-- start of Data for processing --

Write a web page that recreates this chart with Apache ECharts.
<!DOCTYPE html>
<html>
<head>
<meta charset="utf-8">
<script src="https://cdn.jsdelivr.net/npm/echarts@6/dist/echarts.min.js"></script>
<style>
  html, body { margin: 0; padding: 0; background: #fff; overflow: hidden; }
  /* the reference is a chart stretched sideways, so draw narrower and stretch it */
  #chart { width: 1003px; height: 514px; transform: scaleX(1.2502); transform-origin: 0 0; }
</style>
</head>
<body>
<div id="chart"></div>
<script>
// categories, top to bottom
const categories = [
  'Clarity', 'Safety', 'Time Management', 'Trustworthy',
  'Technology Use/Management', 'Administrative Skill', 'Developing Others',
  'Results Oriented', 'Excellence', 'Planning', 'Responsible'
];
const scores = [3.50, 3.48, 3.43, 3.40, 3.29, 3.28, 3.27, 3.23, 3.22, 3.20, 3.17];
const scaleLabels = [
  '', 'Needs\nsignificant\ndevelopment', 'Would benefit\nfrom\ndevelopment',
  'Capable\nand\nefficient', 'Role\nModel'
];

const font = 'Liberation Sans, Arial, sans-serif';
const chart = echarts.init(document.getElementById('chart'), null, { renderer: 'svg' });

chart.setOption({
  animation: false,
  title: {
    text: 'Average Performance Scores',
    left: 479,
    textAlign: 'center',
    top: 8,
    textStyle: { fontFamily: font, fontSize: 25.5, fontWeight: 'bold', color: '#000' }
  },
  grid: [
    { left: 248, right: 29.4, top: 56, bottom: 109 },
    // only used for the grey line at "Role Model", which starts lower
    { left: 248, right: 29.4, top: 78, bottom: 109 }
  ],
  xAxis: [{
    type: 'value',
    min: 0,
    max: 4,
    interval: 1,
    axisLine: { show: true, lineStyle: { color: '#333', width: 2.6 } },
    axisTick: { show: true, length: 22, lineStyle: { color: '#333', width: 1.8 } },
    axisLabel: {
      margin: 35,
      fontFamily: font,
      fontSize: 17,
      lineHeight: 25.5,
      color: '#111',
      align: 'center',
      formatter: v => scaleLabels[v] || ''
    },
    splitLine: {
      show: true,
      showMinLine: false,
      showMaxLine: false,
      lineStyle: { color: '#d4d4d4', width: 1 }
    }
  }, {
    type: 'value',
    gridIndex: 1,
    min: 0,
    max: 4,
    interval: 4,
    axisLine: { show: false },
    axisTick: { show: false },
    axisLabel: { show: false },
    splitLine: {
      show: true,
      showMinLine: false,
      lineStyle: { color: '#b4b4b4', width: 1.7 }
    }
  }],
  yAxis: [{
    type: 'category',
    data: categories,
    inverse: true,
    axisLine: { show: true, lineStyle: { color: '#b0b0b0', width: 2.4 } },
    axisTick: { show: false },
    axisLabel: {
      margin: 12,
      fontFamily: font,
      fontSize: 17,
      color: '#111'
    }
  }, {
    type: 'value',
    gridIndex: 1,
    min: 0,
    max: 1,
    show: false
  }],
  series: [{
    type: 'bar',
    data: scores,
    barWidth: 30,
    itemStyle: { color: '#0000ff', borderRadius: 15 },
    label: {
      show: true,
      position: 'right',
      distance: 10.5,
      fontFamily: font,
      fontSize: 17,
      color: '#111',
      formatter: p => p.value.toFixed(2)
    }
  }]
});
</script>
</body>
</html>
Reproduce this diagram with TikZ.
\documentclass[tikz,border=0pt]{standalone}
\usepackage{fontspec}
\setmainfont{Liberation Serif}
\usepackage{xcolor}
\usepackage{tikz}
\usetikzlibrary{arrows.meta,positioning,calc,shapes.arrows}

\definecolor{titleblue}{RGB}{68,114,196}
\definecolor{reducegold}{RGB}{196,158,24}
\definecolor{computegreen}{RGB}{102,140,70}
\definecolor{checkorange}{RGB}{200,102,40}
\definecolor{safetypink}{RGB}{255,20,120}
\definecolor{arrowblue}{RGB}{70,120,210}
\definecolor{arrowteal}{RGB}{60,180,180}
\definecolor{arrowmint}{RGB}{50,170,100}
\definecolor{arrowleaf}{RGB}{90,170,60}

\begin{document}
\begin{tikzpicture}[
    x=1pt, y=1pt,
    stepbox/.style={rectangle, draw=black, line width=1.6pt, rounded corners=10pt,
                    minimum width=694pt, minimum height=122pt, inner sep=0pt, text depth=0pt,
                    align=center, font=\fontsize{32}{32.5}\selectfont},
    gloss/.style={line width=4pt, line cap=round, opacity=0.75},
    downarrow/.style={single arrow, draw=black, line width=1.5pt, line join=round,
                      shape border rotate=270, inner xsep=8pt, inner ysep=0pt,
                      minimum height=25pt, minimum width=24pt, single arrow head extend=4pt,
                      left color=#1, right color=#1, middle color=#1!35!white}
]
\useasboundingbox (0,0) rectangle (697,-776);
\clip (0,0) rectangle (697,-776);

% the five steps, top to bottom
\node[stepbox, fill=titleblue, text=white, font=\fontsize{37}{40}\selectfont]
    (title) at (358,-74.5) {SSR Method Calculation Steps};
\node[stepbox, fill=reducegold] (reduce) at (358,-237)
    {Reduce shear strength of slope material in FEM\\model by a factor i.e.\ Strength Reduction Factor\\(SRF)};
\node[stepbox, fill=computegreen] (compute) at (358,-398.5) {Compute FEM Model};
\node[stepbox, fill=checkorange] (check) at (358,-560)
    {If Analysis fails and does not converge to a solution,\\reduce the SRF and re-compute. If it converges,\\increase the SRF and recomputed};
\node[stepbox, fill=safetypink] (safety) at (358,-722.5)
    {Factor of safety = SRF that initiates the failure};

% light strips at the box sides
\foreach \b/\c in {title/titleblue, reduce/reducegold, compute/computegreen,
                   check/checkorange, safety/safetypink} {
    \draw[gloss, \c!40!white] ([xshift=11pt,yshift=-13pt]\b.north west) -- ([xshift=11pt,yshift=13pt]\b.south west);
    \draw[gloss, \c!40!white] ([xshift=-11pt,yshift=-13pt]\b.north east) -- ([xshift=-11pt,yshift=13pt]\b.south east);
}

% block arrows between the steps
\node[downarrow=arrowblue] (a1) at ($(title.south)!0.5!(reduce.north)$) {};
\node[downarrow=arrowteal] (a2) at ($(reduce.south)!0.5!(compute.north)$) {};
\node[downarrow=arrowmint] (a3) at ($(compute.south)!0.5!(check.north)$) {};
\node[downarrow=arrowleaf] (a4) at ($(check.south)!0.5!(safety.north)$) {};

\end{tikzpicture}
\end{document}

-- end of Data for processing --

▸ Exercise: Make an exact copy of the listing, including every line.

▸ Exercise answer:
Write a web page that recreates this chart with Apache ECharts.
<!DOCTYPE html>
<html>
<head>
<meta charset="utf-8">
<script src="https://cdn.jsdelivr.net/npm/echarts@6/dist/echarts.min.js"></script>
<style>
  html, body { margin: 0; padding: 0; background: #fff; overflow: hidden; }
  /* the reference is a chart stretched sideways, so draw narrower and stretch it */
  #chart { width: 1003px; height: 514px; transform: scaleX(1.2502); transform-origin: 0 0; }
</style>
</head>
<body>
<div id="chart"></div>
<script>
// categories, top to bottom
const categories = [
  'Clarity', 'Safety', 'Time Management', 'Trustworthy',
  'Technology Use/Management', 'Administrative Skill', 'Developing Others',
  'Results Oriented', 'Excellence', 'Planning', 'Responsible'
];
const scores = [3.50, 3.48, 3.43, 3.40, 3.29, 3.28, 3.27, 3.23, 3.22, 3.20, 3.17];
const scaleLabels = [
  '', 'Needs\nsignificant\ndevelopment', 'Would benefit\nfrom\ndevelopment',
  'Capable\nand\nefficient', 'Role\nModel'
];

const font = 'Liberation Sans, Arial, sans-serif';
const chart = echarts.init(document.getElementById('chart'), null, { renderer: 'svg' });

chart.setOption({
  animation: false,
  title: {
    text: 'Average Performance Scores',
    left: 479,
    textAlign: 'center',
    top: 8,
    textStyle: { fontFamily: font, fontSize: 25.5, fontWeight: 'bold', color: '#000' }
  },
  grid: [
    { left: 248, right: 29.4, top: 56, bottom: 109 },
    // only used for the grey line at "Role Model", which starts lower
    { left: 248, right: 29.4, top: 78, bottom: 109 }
  ],
  xAxis: [{
    type: 'value',
    min: 0,
    max: 4,
    interval: 1,
    axisLine: { show: true, lineStyle: { color: '#333', width: 2.6 } },
    axisTick: { show: true, length: 22, lineStyle: { color: '#333', width: 1.8 } },
    axisLabel: {
      margin: 35,
      fontFamily: font,
      fontSize: 17,
      lineHeight: 25.5,
      color: '#111',
      align: 'center',
      formatter: v => scaleLabels[v] || ''
    },
    splitLine: {
      show: true,
      showMinLine: false,
      showMaxLine: false,
      lineStyle: { color: '#d4d4d4', width: 1 }
    }
  }, {
    type: 'value',
    gridIndex: 1,
    min: 0,
    max: 4,
    interval: 4,
    axisLine: { show: false },
    axisTick: { show: false },
    axisLabel: { show: false },
    splitLine: {
      show: true,
      showMinLine: false,
      lineStyle: { color: '#b4b4b4', width: 1.7 }
    }
  }],
  yAxis: [{
    type: 'category',
    data: categories,
    inverse: true,
    axisLine: { show: true, lineStyle: { color: '#b0b0b0', width: 2.4 } },
    axisTick: { show: false },
    axisLabel: {
      margin: 12,
      fontFamily: font,
      fontSize: 17,
      color: '#111'
    }
  }, {
    type: 'value',
    gridIndex: 1,
    min: 0,
    max: 1,
    show: false
  }],
  series: [{
    type: 'bar',
    data: scores,
    barWidth: 30,
    itemStyle: { color: '#0000ff', borderRadius: 15 },
    label: {
      show: true,
      position: 'right',
      distance: 10.5,
      fontFamily: font,
      fontSize: 17,
      color: '#111',
      formatter: p => p.value.toFixed(2)
    }
  }]
});
</script>
</body>
</html>
Reproduce this diagram with TikZ.
\documentclass[tikz,border=0pt]{standalone}
\usepackage{fontspec}
\setmainfont{Liberation Serif}
\usepackage{xcolor}
\usepackage{tikz}
\usetikzlibrary{arrows.meta,positioning,calc,shapes.arrows}

\definecolor{titleblue}{RGB}{68,114,196}
\definecolor{reducegold}{RGB}{196,158,24}
\definecolor{computegreen}{RGB}{102,140,70}
\definecolor{checkorange}{RGB}{200,102,40}
\definecolor{safetypink}{RGB}{255,20,120}
\definecolor{arrowblue}{RGB}{70,120,210}
\definecolor{arrowteal}{RGB}{60,180,180}
\definecolor{arrowmint}{RGB}{50,170,100}
\definecolor{arrowleaf}{RGB}{90,170,60}

\begin{document}
\begin{tikzpicture}[
    x=1pt, y=1pt,
    stepbox/.style={rectangle, draw=black, line width=1.6pt, rounded corners=10pt,
                    minimum width=694pt, minimum height=122pt, inner sep=0pt, text depth=0pt,
                    align=center, font=\fontsize{32}{32.5}\selectfont},
    gloss/.style={line width=4pt, line cap=round, opacity=0.75},
    downarrow/.style={single arrow, draw=black, line width=1.5pt, line join=round,
                      shape border rotate=270, inner xsep=8pt, inner ysep=0pt,
                      minimum height=25pt, minimum width=24pt, single arrow head extend=4pt,
                      left color=#1, right color=#1, middle color=#1!35!white}
]
\useasboundingbox (0,0) rectangle (697,-776);
\clip (0,0) rectangle (697,-776);

% the five steps, top to bottom
\node[stepbox, fill=titleblue, text=white, font=\fontsize{37}{40}\selectfont]
    (title) at (358,-74.5) {SSR Method Calculation Steps};
\node[stepbox, fill=reducegold] (reduce) at (358,-237)
    {Reduce shear strength of slope material in FEM\\model by a factor i.e.\ Strength Reduction Factor\\(SRF)};
\node[stepbox, fill=computegreen] (compute) at (358,-398.5) {Compute FEM Model};
\node[stepbox, fill=checkorange] (check) at (358,-560)
    {If Analysis fails and does not converge to a solution,\\reduce the SRF and re-compute. If it converges,\\increase the SRF and recomputed};
\node[stepbox, fill=safetypink] (safety) at (358,-722.5)
    {Factor of safety = SRF that initiates the failure};

% light strips at the box sides
\foreach \b/\c in {title/titleblue, reduce/reducegold, compute/computegreen,
                   check/checkorange, safety/safetypink} {
    \draw[gloss, \c!40!white] ([xshift=11pt,yshift=-13pt]\b.north west) -- ([xshift=11pt,yshift=13pt]\b.south west);
    \draw[gloss, \c!40!white] ([xshift=-11pt,yshift=-13pt]\b.north east) -- ([xshift=-11pt,yshift=13pt]\b.south east);
}

% block arrows between the steps
\node[downarrow=arrowblue] (a1) at ($(title.south)!0.5!(reduce.north)$) {};
\node[downarrow=arrowteal] (a2) at ($(reduce.south)!0.5!(compute.north)$) {};
\node[downarrow=arrowmint] (a3) at ($(compute.south)!0.5!(check.north)$) {};
\node[downarrow=arrowleaf] (a4) at ($(check.south)!0.5!(safety.north)$) {};

\end{tikzpicture}
\end{document}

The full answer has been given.